Today, many variations of mindfulness exist, and secular versions of the practice are widely used in therapeutic settings, schools, and businesses. Mindfulness practices has been found to be effective for lessening anxiety, reducing race and age bias, and even helping with emotional eating and weight loss.
Many thousands of studies on mindfulness have been published to date, and the field of research has expanded to look beyond practices that involve sitting still to movement-based contemplative practices, such as yoga and tai chi.
Here are six studies that may help you or a loved one on the path to better health and well-being. (To keep up on the latest in mindfulness research, see the American Mindfulness Research Association's database (subscription), Mindfulness journal (subscription), or Mindful.org.)
1) Severe Headache Relief
Migraines, are intense, throbbing headaches that can cause nausea, vomiting, and sensitivity to light, are considered the sixth most frequent cause of disability.

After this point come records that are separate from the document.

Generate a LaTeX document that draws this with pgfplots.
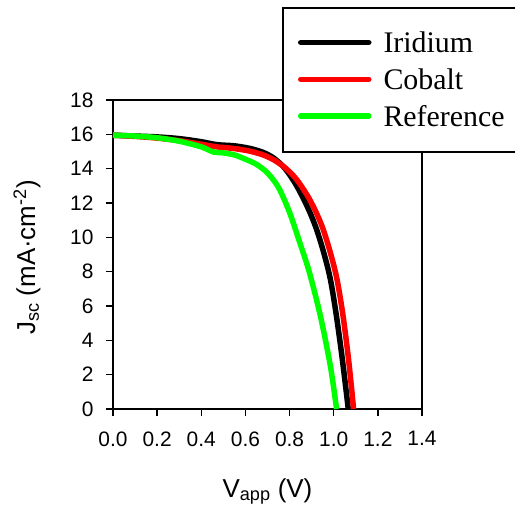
\documentclass[border=0pt]{standalone}
\usepackage{fontspec}
\setmainfont{Liberation Sans}
\newfontfamily\legfont{Liberation Serif}
\usepackage{pgfplots}
\pgfplotsset{compat=1.18}

\begin{document}
\begin{tikzpicture}
\begin{axis}[
    width=309bp, height=309bp, scale only axis,
    xmin=0, xmax=1.4, ymin=0, ymax=18,
    xtick={0,0.2,0.4,0.6,0.8,1.0,1.2,1.4},
    ytick={0,2,4,6,8,10,12,14,16,18},
    xticklabel style={yshift=-12bp, /pgf/number format/.cd, fixed, fixed zerofill, precision=1},
    yticklabel style={xshift=-9bp},
    /pgf/number format/assume math mode=true,
    tick label style={font=\fontsize{21}{24}\selectfont},
    tick pos=left, tick align=outside, major tick length=7bp,
    axis line style={line width=1.5bp},
    every tick/.style={black, line width=1.5bp},
    clip=false,
    xlabel={V\textsubscript{app} (V)},
    ylabel={J\textsubscript{sc} (mA·cm\textsuperscript{-2})},
    xlabel style={at={(axis description cs:0.5,-0.285)}, anchor=base, font=\fontsize{26}{30}\selectfont},
    ylabel style={at={(axis description cs:-0.252,0.49)}, anchor=base, font=\fontsize{26}{30}\selectfont},
    legend style={at={(axis description cs:0.5502,1.2977)}, anchor=north west,
      draw=black, line width=2bp, fill=white, outer sep=0pt,
      inner xsep=15bp, inner ysep=23.5bp, row sep=13bp, column sep=0bp,
      cells={anchor=base west},
      nodes={inner sep=0pt, text height=21bp, text depth=0bp,
             font=\legfont\fontsize{30}{36}\selectfont}},
    legend image code/.code={
      \draw[#1, line width=5.5bp, line cap=round] (0bp,10bp) -- (68bp,10bp);
      \path (80bp,0bp);},
  ]
  \addplot[black, line width=5.5bp, smooth] coordinates {
    (0,15.95) (0.1,15.9) (0.2,15.85) (0.3,15.75) (0.4,15.57) (0.47,15.4)
    (0.55,15.33) (0.62,15.18) (0.68,14.95) (0.73,14.6) (0.78,14.0)
    (0.83,13.05) (0.88,11.8) (0.92,10.55) (0.955,9.1) (0.985,7.55)
    (1.012,5.45) (1.04,2.8) (1.066,0)
  };
  \addlegendentry{Iridium}
  \addplot[red, line width=5.5bp, smooth] coordinates {
    (0,15.95) (0.1,15.88) (0.2,15.78) (0.3,15.63) (0.4,15.42) (0.47,15.27)
    (0.55,15.17) (0.62,15.02) (0.68,14.8) (0.73,14.5) (0.78,14.05)
    (0.83,13.4) (0.88,12.45) (0.915,11.6) (0.95,10.55) (0.985,9.1)
    (1.015,7.55) (1.042,5.45) (1.068,2.8) (1.09,0)
  };
  \addlegendentry{Cobalt}
  \addplot[green, line width=5.5bp, smooth] coordinates {
    (0,15.95) (0.1,15.9) (0.2,15.8) (0.3,15.6) (0.4,15.27) (0.455,14.97)
    (0.5,14.92) (0.55,14.8) (0.6,14.55) (0.65,14.25) (0.7,13.75)
    (0.75,12.9) (0.8,11.45) (0.85,9.55) (0.89,7.95) (0.94,5.4)
    (0.985,2.5) (1.013,0)
  };
  \addlegendentry{Reference}
\end{axis}
\pgfresetboundingbox
\path[use as bounding box] (-113bp,-99bp) rectangle (402bp,409bp);
\end{tikzpicture}
\end{document}
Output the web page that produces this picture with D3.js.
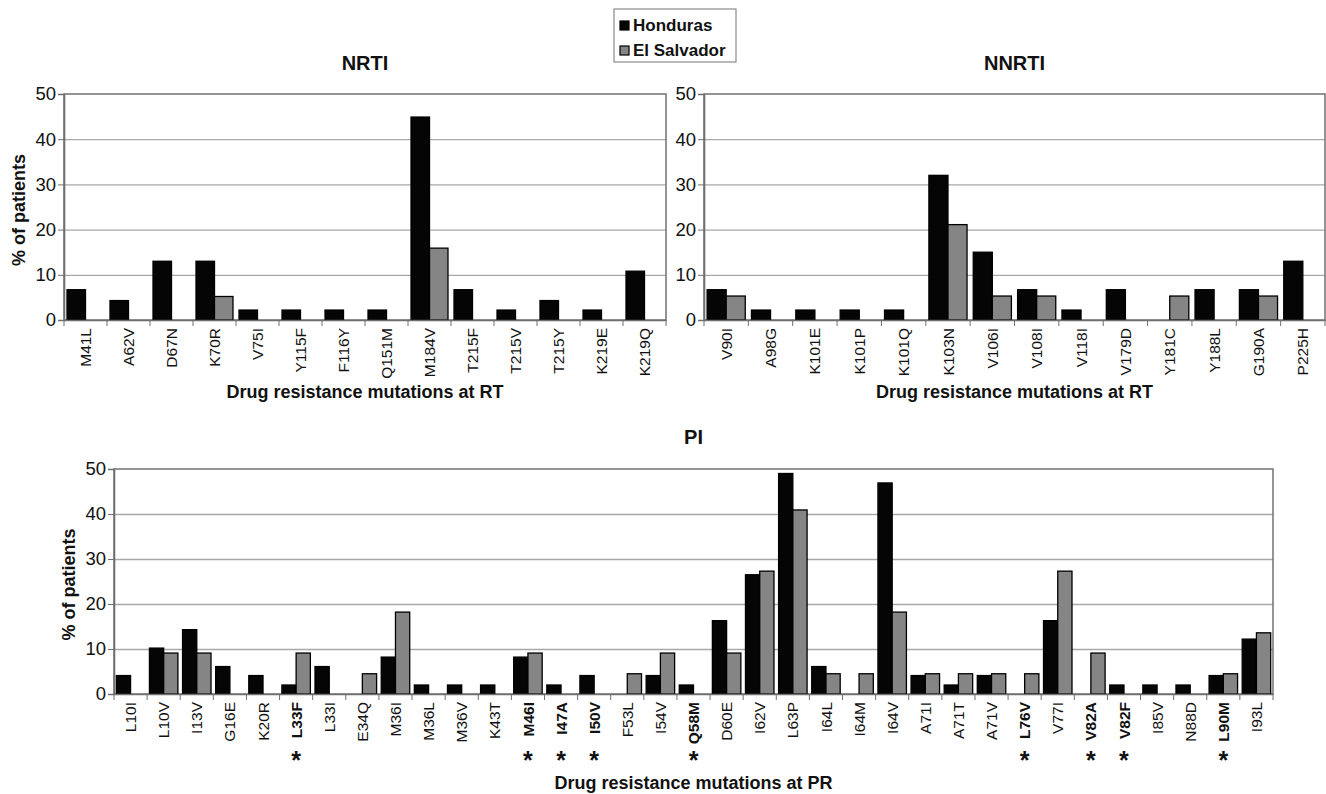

In a 2020 randomized controlled trial, scientists tested whether mindfulness training could help reduce migraines by altering structure and function in regions of the brain associated with cognitive aspects of pain processing.
Researchers assigned 98 people who had experienced consistent severe headaches in the past month to either an enhanced Mindfulness-Based Stress Reduction (MBSR) group or a stress management program (control group). More than 52 percernt of MBSR participants had at least a 50 percent improvement in their headaches by week 20 in the study compared to 23 percent improvement in the control group. The MBSR partcipants also reported significantly less headache-related disability at that 20-week mark.
2) Looking To Be Less Distracted?
Another small 2020 study highlights how a regular meditation practice can yield significant neurocognitive benefits. In this study, half of the participants completed a formal MBSR training, while the other half completed a pilates training. Before and after the trainings, scientists tracked the participants electrical brain activity.
The results? The MBSR group exhibited enhanced cognitive control processes and the ability to overcome distractions, i.e. better ability to focus.
3) Calming Chronic Back Pain
Nearly eight out 10 people in the United Stated will experience lower back pain in their lives. The back supports most of the body’s weight and with more and more people spending the majority of their day sitting, it’s all to easy to develop pain and discomfort.
In a study of 342 people aged 20 to 70 published in the Journal of the American Medical Association, researchers found that participants using Mindfulness-Based Stress Reduction (MBSR) had greater improvement in function and back pain compared to the group that remained in standard care.
4) Help With Postpartum Depression
Approximately one in eight women have postpartum depression after giving birth, according to the CDC. Symptoms include feeling hopeless, anxious, and irritable, and having low energy.
Dr. Sona Dimidjian, a professor of psychology and neuroscience at the University of Colorado Boulder, released research that offers hope to new moms. She found that Mindfulness-Based Cognitive Therapy, which utilizes mindfulness exercises, is as effective as conventional treatment when it comes to preventing postpartum depression.
5) Focus at Work
A recent analysis of mindfulness research found that a “corporate culture of mindfulness not only improves focus, but the ability to manage stress and how employees work together.”
The researchers combed through 4,000 scientific papers to write "Contemplating Mindfulness at Work," which was published in the Journal of Management. Their main conclusion? Mindfulness is linked to better workplace function because it heightens the ability to concentrate, pay attention, and listen. Mindfulness also positively impacts work relationships and the ability to work in teams.
6) Resolving Relationship Conflict
Even the best romantic relationships go through challenging times. One study measured the impact of mindfulness practices during mild relationship conflicts and found promising results. In particular, the participants experienced quicker recovery time from their stress hormone levels, supporting the idea that mindfulness can lessen the physiological impacts of negative behaviors during tense times.